On Friday last week, Premier Jiang Yi-huah (江宜樺) strenuously defended the minister in the Legislative Yuan, saying the changes conformed to the spirit of the Constitution and that factual errors gave rise to different interpretations that were used for political ends. Perhaps the premier would like to elaborate on how ordinary members of the public are able to manipulate information for political ends when the state apparatus is under the government’s control.
The core demands made by the Civics Teachers Action Alliance have not changed. What we object to is the non-transparent way in which these curriculum adjustments were decided upon. We are calling on the ministry to implement procedural justice. This has nothing to do with political affiliation, or a position vis-a-vis independence from or unification with China. It is something all civics teachers can understand and identify with.
For the past 10 years or so, amendments to the curriculum guidelines have first been proposed by the ministry and then subjected to a set procedure, and only passed after consensus has been forged over a period of time.
This time, the ministry has invented an entirely different procedure. It has set up a — legally questionable — curriculum guidelines “review group” to decide whether the present guidelines are “constitutional” and, ignoring the opinions of teachers who teach the subject, hammered out these changes behind closed doors, and forced them through.
Several days ago, alliance members applied for access — according to the Freedom of Government Information Law (政府資訊公開法) — to the minutes of the 12-year national basic education curriculum review committee, together with information on the committee’s votes, to get to the bottom of things. The ministry’s reply was that the minutes of the meeting belong to the ministry, were preparatory in nature and confidential.
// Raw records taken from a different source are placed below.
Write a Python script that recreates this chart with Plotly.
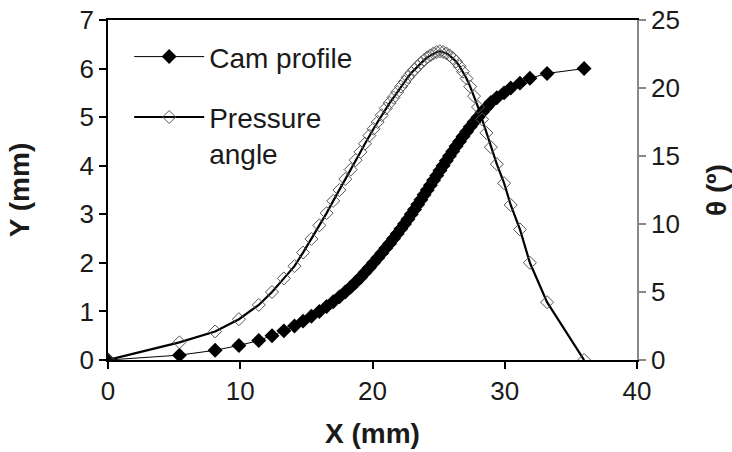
import plotly.graph_objects as go

# Cam follower displacement Y (mm) sampled every 0.1 mm, with matching X (mm)
cam_y = [0.0, 0.1, 0.2, 0.3, 0.4, 0.5, 0.6, 0.7, 0.8, 0.9,
         1.0, 1.1, 1.2, 1.3, 1.4, 1.5, 1.6, 1.7, 1.8, 1.9,
         2.0, 2.1, 2.2, 2.3, 2.4, 2.5, 2.6, 2.7, 2.8, 2.9,
         3.0, 3.1, 3.2, 3.3, 3.4, 3.5, 3.6, 3.7, 3.8, 3.9,
         4.0, 4.1, 4.2, 4.3, 4.4, 4.5, 4.6, 4.7, 4.8, 4.9,
         5.0, 5.1, 5.2, 5.3, 5.4, 5.5, 5.6, 5.7, 5.8, 5.9,
         6.0]

x_mm = [0.0, 5.4, 8.1, 9.9, 11.4, 12.4, 13.3, 14.1, 14.75, 15.38,
        15.98, 16.53, 17.03, 17.5, 17.94, 18.35, 18.73, 19.09, 19.43, 19.76,
        20.08, 20.39, 20.7, 21.0, 21.3, 21.59, 21.87, 22.15, 22.42, 22.68,
        22.93, 23.18, 23.42, 23.66, 23.9, 24.14, 24.38, 24.62, 24.86, 25.1,
        25.34, 25.58, 25.82, 26.07, 26.32, 26.58, 26.84, 27.11, 27.39, 27.68,
        27.98, 28.29, 28.61, 28.95, 29.4, 29.95, 30.45, 31.15, 31.9, 33.2,
        36.0]

# Pressure angle (degrees) at the same X positions
theta_deg = [0.0, 1.3, 2.1, 3.0, 4.05, 5.0, 6.0, 6.9, 7.9, 8.9,
             9.9, 10.8, 11.7, 12.5, 13.3, 14.0, 14.7, 15.3, 15.9, 16.5,
             17.0, 17.5, 18.0, 18.5, 18.9, 19.3, 19.7, 20.1, 20.45, 20.8,
             21.1, 21.35, 21.6, 21.85, 22.05, 22.25, 22.4, 22.55, 22.65, 22.7,
             22.65, 22.55, 22.4, 22.2, 21.95, 21.6, 21.2, 20.7, 20.1, 19.4,
             18.6, 17.7, 16.7, 15.65, 14.4, 13.0, 11.4, 9.6, 7.15, 4.25,
             0.0]

x_ticks = [0, 10, 20, 30, 40]
y_ticks = [0, 1, 2, 3, 4, 5, 6, 7]
theta_ticks = [0, 5, 10, 15, 20, 25]

FONT = "Liberation Sans, Arial, sans-serif"
TXT = "#1a1a1a"
TICK = dict(family=FONT, size=26, color=TXT)
TITLE = dict(family=FONT, size=28, color=TXT)

fig = go.Figure()

fig.add_trace(go.Scatter(
    x=x_mm, y=cam_y, name="Cam profile", mode="lines+markers",
    line=dict(color="black", width=1),
    marker=dict(symbol="diamond", size=11.5, color="black",
                line=dict(color="black", width=0)),
    legendgroup="cam", yaxis="y",
))

fig.add_trace(go.Scatter(
    x=x_mm, y=theta_deg, name="Pressure<br>angle", mode="lines+markers",
    line=dict(color="black", width=2.2),
    marker=dict(symbol="diamond-open", size=10, color="#555555",
                line=dict(color="#555555", width=1)),
    legendgroup="pa", yaxis="y2",
))

fig.update_layout(
    width=732, height=452,
    margin=dict(l=108, r=95, t=20, b=92),
    paper_bgcolor="white", plot_bgcolor="white",
    font=dict(family=FONT, size=26, color=TXT),
    showlegend=True,
    legend=dict(
        x=0.04, y=0.965, xanchor="left", yanchor="top",
        bgcolor="rgba(0,0,0,0)", borderwidth=0,
        font=dict(family=FONT, size=28, color=TXT),
        itemwidth=70, valign="top", tracegroupgap=21,
    ),
    xaxis=dict(
        range=[0, 40], tickvals=x_ticks, showgrid=False, zeroline=False,
        showline=True, linecolor="black", linewidth=1.5, mirror=True,
        ticks="outside", ticklen=7, tickcolor="black", tickwidth=1.5,
        tickfont=TICK, automargin=False,
        title=dict(text="<b>X (mm)</b>", standoff=18, font=TITLE),
    ),
    yaxis=dict(
        range=[0, 7], tickvals=y_ticks, showgrid=False, zeroline=False,
        showline=True, linecolor="black", linewidth=1.5,
        ticks="outside", ticklen=7, tickcolor="black", tickwidth=1.5,
        tickfont=TICK, automargin=False,
        title=dict(text="<b>Y (mm)</b>", standoff=42, font=TITLE),
    ),
    yaxis2=dict(
        range=[0, 25], tickvals=theta_ticks, overlaying="y", side="right",
        showgrid=False, zeroline=False,
        showline=True, linecolor="#888888", linewidth=1.5,
        ticks="outside", ticklen=7, tickcolor="#888888", tickwidth=1.5,
        tickfont=TICK, automargin=False,
        title=dict(text="<b>θ (º)</b>", standoff=30, font=TITLE),
    ),
)

fig.write_html("out.html")
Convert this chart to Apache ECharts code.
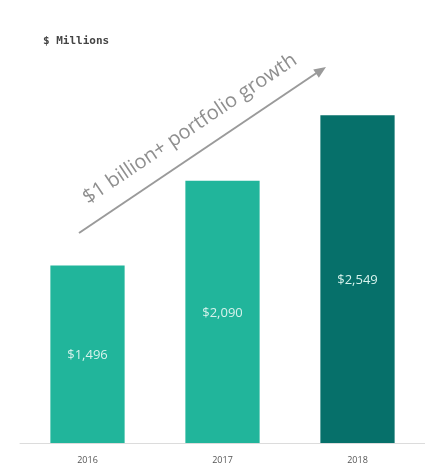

If you want an example of political manipulation, you need look no further than how the ministry refuses access to information.
The alliance is calling on civics teachers nationwide to join us outside the ministry tomorrow and on Saturday, to demand — before it is too late — that the government listen to public opinion, respect academic expertise, restart the public hearing process and reinstate procedural justice.
Chou Wei-tung and Kao Chuan-po are civics teachers at high schools and members of the Civics Teachers Action Alliance.